## DATA BLOCK
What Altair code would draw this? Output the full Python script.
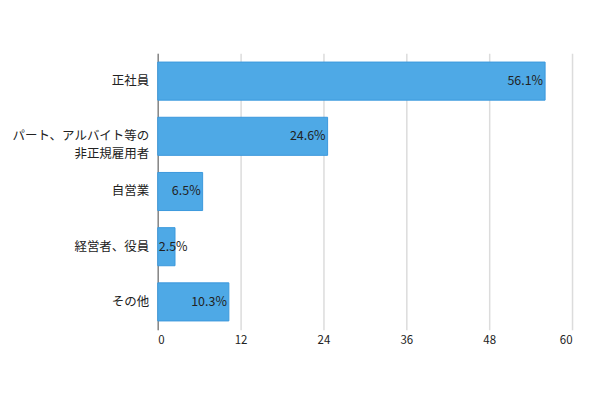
import altair as alt
import pandas as pd

categories = ["正社員", "パート、アルバイト等の\n非正規雇用者", "自営業", "経営者、役員", "その他"]
values = [56.1, 24.6, 6.5, 2.5, 10.3]
labels = ["56.1%", "24.6%", "6.5%", "2.5%", "10.3%"]
x_ticks = [0, 12, 24, 36, 48, 60]

df = pd.DataFrame({"cat": categories, "val": values, "lab": labels})
FONT = "Noto Sans CJK JP"

y = alt.Y("cat:N", sort=categories, title=None,
          scale=alt.Scale(paddingInner=0.31, paddingOuter=0.16),
          axis=alt.Axis(labelExpr="split(datum.label, '\\n')", labelFontSize=12.5,
                        labelColor="#222", labelFont=FONT, ticks=False, labelPadding=9,
                        domainColor="#888", domainWidth=1.5, labelLineHeight=18))
x = alt.X("val:Q", title=None,
          scale=alt.Scale(domain=[0, 60], nice=False),
          axis=alt.Axis(values=x_ticks, grid=True, gridColor="#dcdcdc", gridWidth=1.5,
                        domain=False, ticks=False, labelFontSize=11.5, labelColor="#222",
                        labelFont=FONT, labelPadding=5))

bars = alt.Chart(df).mark_bar(color="#4ea9e6", stroke="#3b99dd", strokeWidth=1).encode(x=x, y=y)
text_in = alt.Chart(df).transform_filter("datum.val >= 5").mark_text(
    align="right", dx=-2, fontSize=12.5, color="#222", font=FONT).encode(
    x="val:Q", y=alt.Y("cat:N", sort=categories), text="lab:N")
text_small = alt.Chart(df).transform_filter("datum.val < 5").mark_text(
    align="left", dx=1, fontSize=12.5, color="#222", font=FONT).encode(
    x=alt.datum(0), y=alt.Y("cat:N", sort=categories), text="lab:N")

chart = (bars + text_in + text_small).properties(
    width=415, height=277,
    autosize=alt.AutoSizeParams(type="none"),
    padding={"left": 150, "top": 45, "right": 20, "bottom": 50},
    background="white",
).configure_view(stroke=None)

chart.save("out.html", embed_options={"renderer": "svg", "actions": False})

## WHAT THE TASK ASKS
Copy exactly the lines running from the beginning of the listing through the line that has "labelFont=FONT, labelPadding=5))". Drop the pictures.

## IN RESPONSE
What Altair code would draw this? Output the full Python script.
import altair as alt
import pandas as pd

categories = ["正社員", "パート、アルバイト等の\n非正規雇用者", "自営業", "経営者、役員", "その他"]
values = [56.1, 24.6, 6.5, 2.5, 10.3]
labels = ["56.1%", "24.6%", "6.5%", "2.5%", "10.3%"]
x_ticks = [0, 12, 24, 36, 48, 60]

df = pd.DataFrame({"cat": categories, "val": values, "lab": labels})
FONT = "Noto Sans CJK JP"

y = alt.Y("cat:N", sort=categories, title=None,
          scale=alt.Scale(paddingInner=0.31, paddingOuter=0.16),
          axis=alt.Axis(labelExpr="split(datum.label, '\\n')", labelFontSize=12.5,
                        labelColor="#222", labelFont=FONT, ticks=False, labelPadding=9,
                        domainColor="#888", domainWidth=1.5, labelLineHeight=18))
x = alt.X("val:Q", title=None,
          scale=alt.Scale(domain=[0, 60], nice=False),
          axis=alt.Axis(values=x_ticks, grid=True, gridColor="#dcdcdc", gridWidth=1.5,
                        domain=False, ticks=False, labelFontSize=11.5, labelColor="#222",
                        labelFont=FONT, labelPadding=5))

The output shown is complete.